A deep dive into fuzzy matching in Tanzania
Our Data Diva Michael Bauer spent his last week in Dar Es Salaam working with the Ministry of Education, the Examination Council, and the National Bureau of Statistics on joining their data efforts.
As in many other countries, the World Bank is a driving force behind the Open Government Data program in Tanzania, both funding the initiative and making sure government employees have the skills to provide high-quality data. As part of this, they have reached out to School of Data to work with and train ministry workers. I spent the last week in Tanzania helping different sources of educational data to understand what is needed to easily join the data they collect and what is possible if they do so.
Three institutions collect education data in Tanzania. The Ministry of Education collects general statistics on such things as school enrollment, infrastructure, and teachers in schools; the Examination Council (NECTA) collects data on the outcomes of primary and secondary school standardized tests; and finally, the National Bureau of Statistics collects the location of various landmarks including markets, religious sites, and schools while preparing censuses. Until now, these different sets of data have been living in departmental silos. NECTA publishes the test results on a per-school level, the ministry only publishes spreadsheets full of barely usable pivot tables, and the census geodata has not been released at all. For the first time, we brought these data sources together in a two-day workshop to make their data inter-operable.
If the data is present, one might think we could simply use it and bring it together. Easier said than done. Since nobody had previously thought of using their data together with someone else’s before, a clear way of joining the datasets, such as a unique identifier for each school, was lacking. The Ministry of Education, who in theory should know about every school that exists, pushed hard for having their registration numbers used as unique identifiers. Since this was fine for everyone else, we agreed on using them. First question: where do we get them? Oh, uhhm…
There is a database used for the statistics created in NECTA’s aforementioned pivot table madness. A quick look at the data led everyone to doubt its quality. Instead of a consistent number format, registration numbers were all over the place and needed to be cleaned up. I introduced the participants to OpenRefine for this job.
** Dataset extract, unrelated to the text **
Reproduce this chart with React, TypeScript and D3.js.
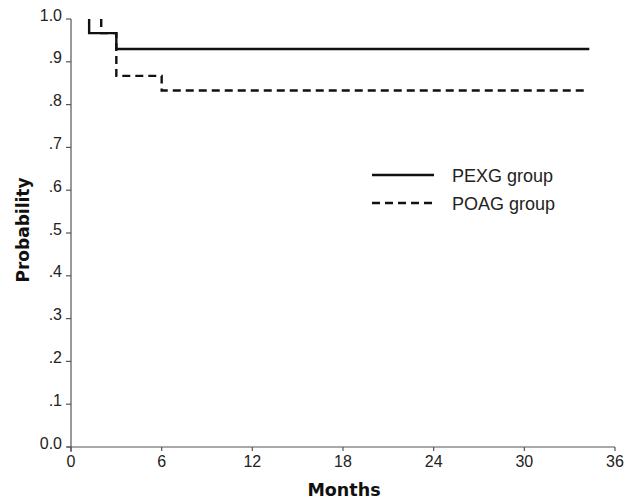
import React from "react";
import * as d3 from "d3";

const xTicks = [0, 6, 12, 18, 24, 30, 36];
const yTicks = [0, 0.1, 0.2, 0.3, 0.4, 0.5, 0.6, 0.7, 0.8, 0.9, 1.0];
const yTickLabels = ["0.0", ".1", ".2", ".3", ".4", ".5", ".6", ".7", ".8", ".9", "1.0"];

const pexgTime = [1.2, 1.2, 3.0, 34.3];
const pexgSurv = [1.0, 0.967, 0.93, 0.93];
const poagTime = [2.0, 2.0, 3.0, 6.0, 34.0];
const poagSurv = [1.0, 0.967, 0.867, 0.833, 0.833];

const seriesNames = ["PEXG group", "POAG group"];

export default function App() {
  const W = 626, H = 500;
  const x = d3.scaleLinear().domain([0, 36]).range([71, 615]);
  const y = d3.scaleLinear().domain([0, 1]).range([447, 19]);
  const line = d3
    .line<[number, number]>()
    .x((d) => x(d[0]))
    .y((d) => y(d[1]))
    .curve(d3.curveStepAfter);
  const pexg = pexgTime.map((t, i) => [t, pexgSurv[i]] as [number, number]);
  const poag = poagTime.map((t, i) => [t, poagSurv[i]] as [number, number]);
  const font = "'Liberation Sans', Arial, sans-serif";
  const boldFont = "'DejaVu Sans', Verdana, sans-serif";
  const axisColor = "#555";
  const textColor = "#222";
  return (
    <svg
      width={W}
      height={H}
      style={{ position: "absolute", left: 0, top: 0, background: "#fff" }}
      fontFamily={font}
    >
      {/* axes */}
      <line x1={x(0)} x2={x(0)} y1={y(1)} y2={y(0) + 5} stroke={axisColor} strokeWidth={1.2} />
      <line x1={x(0) - 4} x2={x(36)} y1={y(0)} y2={y(0)} stroke={axisColor} strokeWidth={1.2} />
      {yTicks.map((v, i) => (
        <g key={"y" + i}>
          <line x1={x(0) - 5} x2={x(0)} y1={y(v)} y2={y(v)} stroke={axisColor} strokeWidth={1.2} />
          <text x={x(0) - 9} y={y(v) - 4} dy="0.35em" textAnchor="end" fontSize={16} fill={textColor}>
            {yTickLabels[i]}
          </text>
        </g>
      ))}
      {xTicks.map((v, i) => (
        <g key={"x" + i}>
          <line x1={x(v)} x2={x(v)} y1={y(0)} y2={y(0)} stroke={axisColor} strokeWidth={1.2} />
          <line x1={x(v)} x2={x(v)} y1={y(0)} y2={y(0) + 4} stroke={axisColor} strokeWidth={1.2} />
          <text x={x(v)} y={y(0) + 20} textAnchor="middle" fontSize={16} fill={textColor}>
            {v}
          </text>
        </g>
      ))}
      <text
        transform={`translate(29,230) rotate(-90)`}
        textAnchor="middle"
        fontSize={17}
        fontWeight="bold"
        fontFamily={boldFont}
        fill="#111"
      >
        Probability
      </text>
      <text
        x={344}
        y={496}
        textAnchor="middle"
        fontSize={17.5}
        fontWeight="bold"
        fontFamily={boldFont}
        fill="#111"
      >
        Months
      </text>
      {/* curves */}
      <path d={line(pexg) || ""} fill="none" stroke="#111" strokeWidth={2.4} />
      <path d={line(poag) || ""} fill="none" stroke="#111" strokeWidth={2.4} strokeDasharray="8,5" />
      {/* legend */}
      <line x1={372} x2={434} y1={175} y2={175} stroke="#111" strokeWidth={2.4} />
      <text x={452} y={182} fontSize={18} fill={textColor}>{seriesNames[0]}</text>
      <line x1={372} x2={434} y1={203} y2={203} stroke="#111" strokeWidth={2.4} strokeDasharray="8,5" />
      <text x={452} y={210} fontSize={18} fill={textColor}>{seriesNames[1]}</text>
    </svg>
  );
}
Using Refine’s duplicate facet, we found that some registration numbers were used twice, some schools were entered twice, and so on. We also discovered 19 different ways of writing Dar Es Salaam and unified them using the OpenRefine cluster feature—but we didn’t trust the list. On the second day of the workshop, we got our hands on a soft copy (and the books) of the school registry. More dirty data madness.
After seeing the data, I thought of a new way to join these datasets up: they all contained the names of the schools (although these were written differently) and the names of the region, district, and ward the schools were in. Fuzzy matching for the win! One nice feature Refine supports is reconciliation: A way of looking up entries against a database (e.g. companies in opencorporates). I decided to use the reconciliation service to look up schools in a CSV file using fuzzy matching. Fuzzy matching is handy whenever things might be written differently (e.g. due to typos etc.). Various algorithm help you to figure out which entry is closest to what you’ve got.
I went to work and started implementing a reconciliation service that can work on a CSV file, in our case a list of school names with registration numbers, districts, regions, and wards. I built a small reconciliation API around a fuzzy matching library I wrote in Clojure a while back (mainly to learn more about Clojure and fuzzy matching).
But we needed a canonical list to work from—so we first combined the two lists, until on the third day NECTA produced a list of registration numbers from schools signing up for tests. We matched all three of them and created a list of schools we trust, meaning they had the same registration number in all three lists. This contained a little less than half of the schools that allegedly exist. We then used this list to get registration numbers into all data that didn’t have them yet, mainly the NECTA results and the geodata. This took two more packed days working with NECTA and the Ministry of Education. Finally we had a list of around 800 secondary schools where we had locations (the data of the NBS does not yet contain all the regions), test results, and general statistics. Now it was all a matter of VLOOKUPs (or cell.cross in Refine), and we could produce a map showing the data.
After an intensive week, I left a group of government clerks that now had an air of breaking for new borders. We’ll continue to work together, getting more and more data in and making it useable inside and outside its institutions. Another result of the exercise is reconcile-csv, the fuzzy matching reconciliation service developed to be able to join messy datasets like the ones on hand.